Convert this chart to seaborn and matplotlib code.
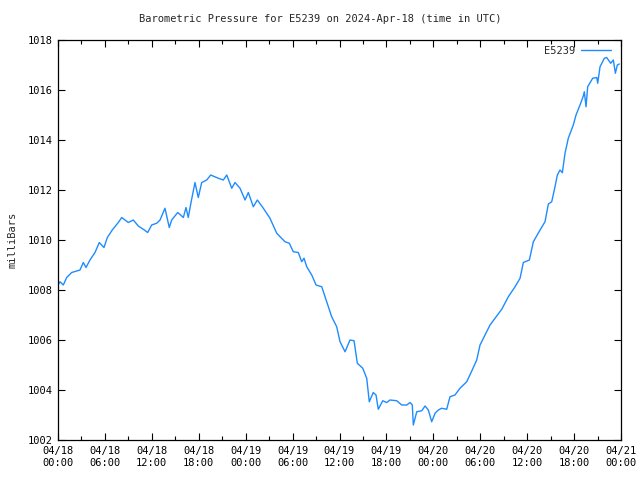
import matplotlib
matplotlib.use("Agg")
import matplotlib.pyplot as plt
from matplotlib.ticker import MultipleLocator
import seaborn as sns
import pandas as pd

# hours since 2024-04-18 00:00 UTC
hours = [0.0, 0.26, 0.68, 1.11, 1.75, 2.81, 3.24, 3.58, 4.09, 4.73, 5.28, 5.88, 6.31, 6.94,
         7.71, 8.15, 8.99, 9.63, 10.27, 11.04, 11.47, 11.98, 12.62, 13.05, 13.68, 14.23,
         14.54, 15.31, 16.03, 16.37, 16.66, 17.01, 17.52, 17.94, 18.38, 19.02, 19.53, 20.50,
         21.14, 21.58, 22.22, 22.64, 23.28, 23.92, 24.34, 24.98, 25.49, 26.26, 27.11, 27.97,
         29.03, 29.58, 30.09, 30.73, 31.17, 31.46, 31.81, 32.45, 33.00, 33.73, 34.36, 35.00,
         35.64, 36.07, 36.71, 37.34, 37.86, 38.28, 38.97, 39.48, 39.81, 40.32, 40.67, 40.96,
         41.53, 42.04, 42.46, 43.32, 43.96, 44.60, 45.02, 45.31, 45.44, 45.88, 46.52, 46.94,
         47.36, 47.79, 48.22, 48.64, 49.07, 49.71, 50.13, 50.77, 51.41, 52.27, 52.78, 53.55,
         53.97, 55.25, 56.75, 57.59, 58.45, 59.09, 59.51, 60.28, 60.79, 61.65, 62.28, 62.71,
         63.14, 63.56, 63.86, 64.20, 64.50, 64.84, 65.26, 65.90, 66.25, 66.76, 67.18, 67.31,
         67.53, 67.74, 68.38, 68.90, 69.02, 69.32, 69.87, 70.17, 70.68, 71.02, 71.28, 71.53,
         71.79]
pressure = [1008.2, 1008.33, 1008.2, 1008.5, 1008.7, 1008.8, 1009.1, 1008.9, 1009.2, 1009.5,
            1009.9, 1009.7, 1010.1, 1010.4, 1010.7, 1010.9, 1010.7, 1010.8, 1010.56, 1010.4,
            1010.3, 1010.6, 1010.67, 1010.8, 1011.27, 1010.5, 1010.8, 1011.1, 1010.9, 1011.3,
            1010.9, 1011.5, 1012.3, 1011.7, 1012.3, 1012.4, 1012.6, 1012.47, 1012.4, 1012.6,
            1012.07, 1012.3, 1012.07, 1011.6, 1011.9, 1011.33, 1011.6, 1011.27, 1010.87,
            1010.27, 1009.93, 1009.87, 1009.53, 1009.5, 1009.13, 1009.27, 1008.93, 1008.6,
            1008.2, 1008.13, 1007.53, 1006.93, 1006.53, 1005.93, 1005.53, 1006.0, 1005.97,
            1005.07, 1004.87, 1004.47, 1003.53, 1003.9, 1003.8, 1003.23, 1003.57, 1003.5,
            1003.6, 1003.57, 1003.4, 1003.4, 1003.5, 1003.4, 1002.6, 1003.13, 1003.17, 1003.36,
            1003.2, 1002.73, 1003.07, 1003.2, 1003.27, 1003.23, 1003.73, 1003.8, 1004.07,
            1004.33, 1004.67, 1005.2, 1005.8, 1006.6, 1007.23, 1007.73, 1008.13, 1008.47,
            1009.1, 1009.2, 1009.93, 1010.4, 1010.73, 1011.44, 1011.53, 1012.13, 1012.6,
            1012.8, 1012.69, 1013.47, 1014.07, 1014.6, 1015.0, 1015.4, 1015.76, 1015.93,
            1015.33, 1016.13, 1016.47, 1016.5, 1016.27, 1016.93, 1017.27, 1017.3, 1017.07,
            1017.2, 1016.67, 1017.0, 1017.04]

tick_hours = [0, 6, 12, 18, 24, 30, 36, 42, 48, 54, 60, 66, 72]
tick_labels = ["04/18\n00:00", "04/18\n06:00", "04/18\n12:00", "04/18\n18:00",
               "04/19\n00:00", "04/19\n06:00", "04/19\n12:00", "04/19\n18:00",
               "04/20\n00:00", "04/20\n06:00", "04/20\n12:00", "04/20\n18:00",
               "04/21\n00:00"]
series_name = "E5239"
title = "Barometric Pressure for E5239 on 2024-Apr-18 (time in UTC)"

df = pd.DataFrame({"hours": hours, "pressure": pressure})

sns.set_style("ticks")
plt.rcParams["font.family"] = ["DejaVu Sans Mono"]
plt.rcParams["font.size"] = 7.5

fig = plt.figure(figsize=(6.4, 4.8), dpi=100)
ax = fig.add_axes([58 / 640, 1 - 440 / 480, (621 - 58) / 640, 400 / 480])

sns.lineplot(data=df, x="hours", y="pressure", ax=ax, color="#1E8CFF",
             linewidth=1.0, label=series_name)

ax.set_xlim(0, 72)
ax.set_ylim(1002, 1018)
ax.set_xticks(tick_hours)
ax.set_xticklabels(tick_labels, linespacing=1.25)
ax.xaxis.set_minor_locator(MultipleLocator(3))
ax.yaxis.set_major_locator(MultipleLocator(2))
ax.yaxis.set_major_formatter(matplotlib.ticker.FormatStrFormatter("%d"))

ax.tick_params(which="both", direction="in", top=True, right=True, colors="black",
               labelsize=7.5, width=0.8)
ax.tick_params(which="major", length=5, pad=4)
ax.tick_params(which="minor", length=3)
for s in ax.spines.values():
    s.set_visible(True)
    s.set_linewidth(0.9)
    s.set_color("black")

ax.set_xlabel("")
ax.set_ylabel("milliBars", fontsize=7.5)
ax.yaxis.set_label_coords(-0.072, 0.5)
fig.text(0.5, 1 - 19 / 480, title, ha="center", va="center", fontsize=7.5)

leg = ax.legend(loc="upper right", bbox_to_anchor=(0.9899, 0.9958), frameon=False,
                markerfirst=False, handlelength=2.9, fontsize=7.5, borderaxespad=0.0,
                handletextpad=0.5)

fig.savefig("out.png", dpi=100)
--*--
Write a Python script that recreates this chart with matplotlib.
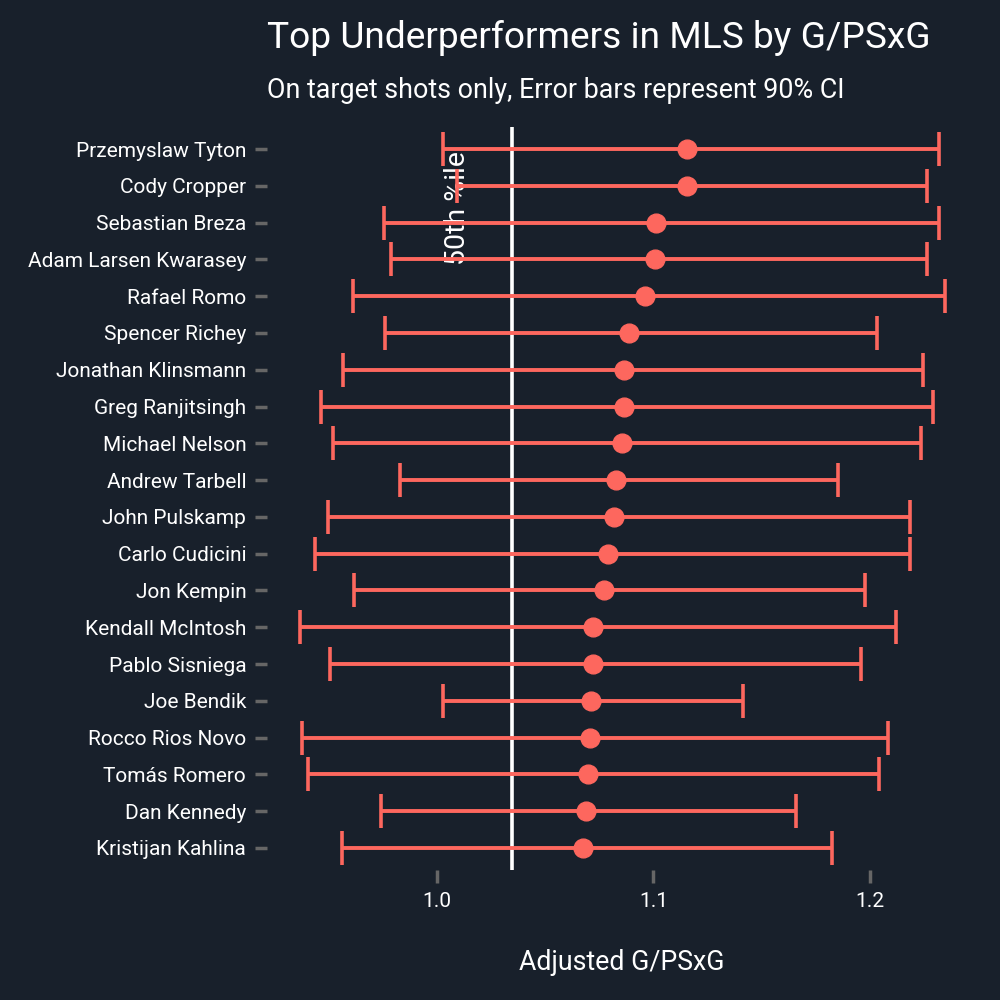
--*--
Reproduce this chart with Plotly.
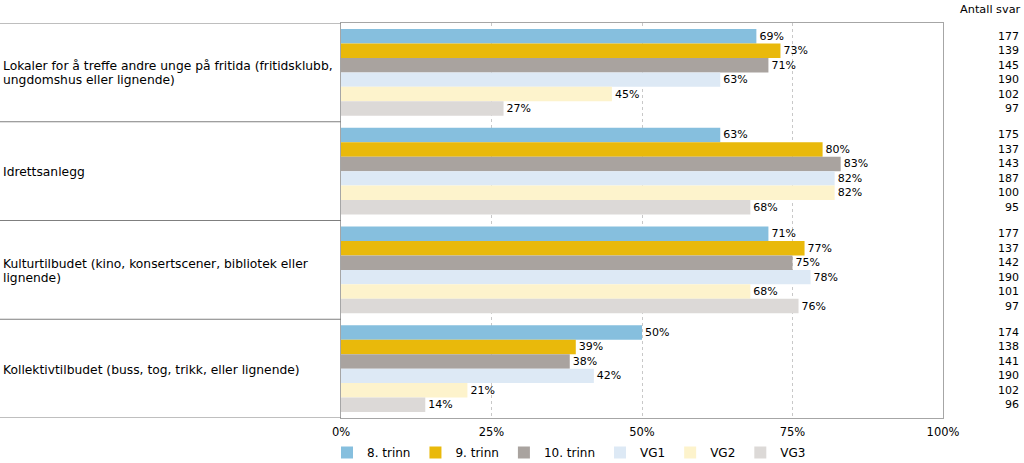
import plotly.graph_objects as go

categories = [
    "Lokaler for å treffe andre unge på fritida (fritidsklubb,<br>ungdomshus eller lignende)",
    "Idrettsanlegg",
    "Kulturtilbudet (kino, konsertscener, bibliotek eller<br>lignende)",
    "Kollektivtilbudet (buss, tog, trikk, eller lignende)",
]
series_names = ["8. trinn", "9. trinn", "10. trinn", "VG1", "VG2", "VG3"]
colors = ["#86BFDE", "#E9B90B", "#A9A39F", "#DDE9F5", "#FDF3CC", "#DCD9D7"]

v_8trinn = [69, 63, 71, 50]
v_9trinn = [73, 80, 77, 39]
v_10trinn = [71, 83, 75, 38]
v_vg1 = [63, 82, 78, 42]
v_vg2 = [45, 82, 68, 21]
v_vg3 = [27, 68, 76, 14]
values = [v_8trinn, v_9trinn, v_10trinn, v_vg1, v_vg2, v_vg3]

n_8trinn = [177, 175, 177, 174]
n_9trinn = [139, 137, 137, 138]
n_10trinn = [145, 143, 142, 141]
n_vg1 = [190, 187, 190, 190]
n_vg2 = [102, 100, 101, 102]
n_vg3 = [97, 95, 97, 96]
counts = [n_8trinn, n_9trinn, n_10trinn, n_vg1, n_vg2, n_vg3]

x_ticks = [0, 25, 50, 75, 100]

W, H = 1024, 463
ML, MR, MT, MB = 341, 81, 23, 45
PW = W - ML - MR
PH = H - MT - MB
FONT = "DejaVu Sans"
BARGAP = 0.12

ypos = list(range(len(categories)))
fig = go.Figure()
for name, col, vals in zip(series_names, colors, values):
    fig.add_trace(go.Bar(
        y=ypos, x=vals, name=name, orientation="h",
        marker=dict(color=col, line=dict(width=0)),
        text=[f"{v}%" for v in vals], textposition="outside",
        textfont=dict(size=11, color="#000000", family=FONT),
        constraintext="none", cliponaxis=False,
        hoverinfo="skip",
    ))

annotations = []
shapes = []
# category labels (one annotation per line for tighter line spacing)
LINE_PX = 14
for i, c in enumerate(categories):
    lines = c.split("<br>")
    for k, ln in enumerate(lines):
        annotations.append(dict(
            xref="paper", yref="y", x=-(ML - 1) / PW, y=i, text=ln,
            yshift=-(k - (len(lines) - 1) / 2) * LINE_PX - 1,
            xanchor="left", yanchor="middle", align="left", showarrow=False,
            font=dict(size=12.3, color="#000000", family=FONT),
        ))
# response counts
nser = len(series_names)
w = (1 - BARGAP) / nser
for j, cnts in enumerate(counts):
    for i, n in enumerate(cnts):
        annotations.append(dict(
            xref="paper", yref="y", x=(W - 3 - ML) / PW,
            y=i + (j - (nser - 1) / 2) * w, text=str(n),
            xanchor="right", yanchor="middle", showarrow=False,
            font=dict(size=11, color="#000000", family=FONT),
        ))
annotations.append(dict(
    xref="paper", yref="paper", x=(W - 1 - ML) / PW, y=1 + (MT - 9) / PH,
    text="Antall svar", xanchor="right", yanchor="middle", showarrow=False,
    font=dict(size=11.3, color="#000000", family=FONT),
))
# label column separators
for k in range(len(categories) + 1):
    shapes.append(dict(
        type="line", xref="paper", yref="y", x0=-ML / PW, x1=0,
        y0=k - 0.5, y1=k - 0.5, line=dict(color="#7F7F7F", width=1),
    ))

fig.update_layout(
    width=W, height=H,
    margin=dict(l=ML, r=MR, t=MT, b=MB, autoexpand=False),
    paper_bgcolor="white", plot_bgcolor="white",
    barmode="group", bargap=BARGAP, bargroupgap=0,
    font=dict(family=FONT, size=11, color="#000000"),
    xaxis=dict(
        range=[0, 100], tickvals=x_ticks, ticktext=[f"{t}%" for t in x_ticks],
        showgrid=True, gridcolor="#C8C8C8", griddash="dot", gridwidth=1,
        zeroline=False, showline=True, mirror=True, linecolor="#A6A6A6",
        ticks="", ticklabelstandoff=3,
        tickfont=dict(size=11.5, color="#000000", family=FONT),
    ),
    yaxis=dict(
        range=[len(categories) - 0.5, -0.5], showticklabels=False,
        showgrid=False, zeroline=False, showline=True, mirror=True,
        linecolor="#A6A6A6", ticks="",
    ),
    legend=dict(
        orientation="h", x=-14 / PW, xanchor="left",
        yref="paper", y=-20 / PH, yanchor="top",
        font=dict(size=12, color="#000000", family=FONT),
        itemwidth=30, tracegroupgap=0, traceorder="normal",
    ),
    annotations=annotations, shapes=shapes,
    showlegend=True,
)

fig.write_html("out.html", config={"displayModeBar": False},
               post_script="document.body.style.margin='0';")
--*--
*TASK DETAILS*. Above are some entries; copy exactly the lines from the line with "Convert this chart" through the line with "import pandas as pd", both included, but none of the pictures.

*FULL ANSWER*.
Convert this chart to seaborn and matplotlib code.
import matplotlib
matplotlib.use("Agg")
import matplotlib.pyplot as plt
from matplotlib.ticker import MultipleLocator
import seaborn as sns
import pandas as pd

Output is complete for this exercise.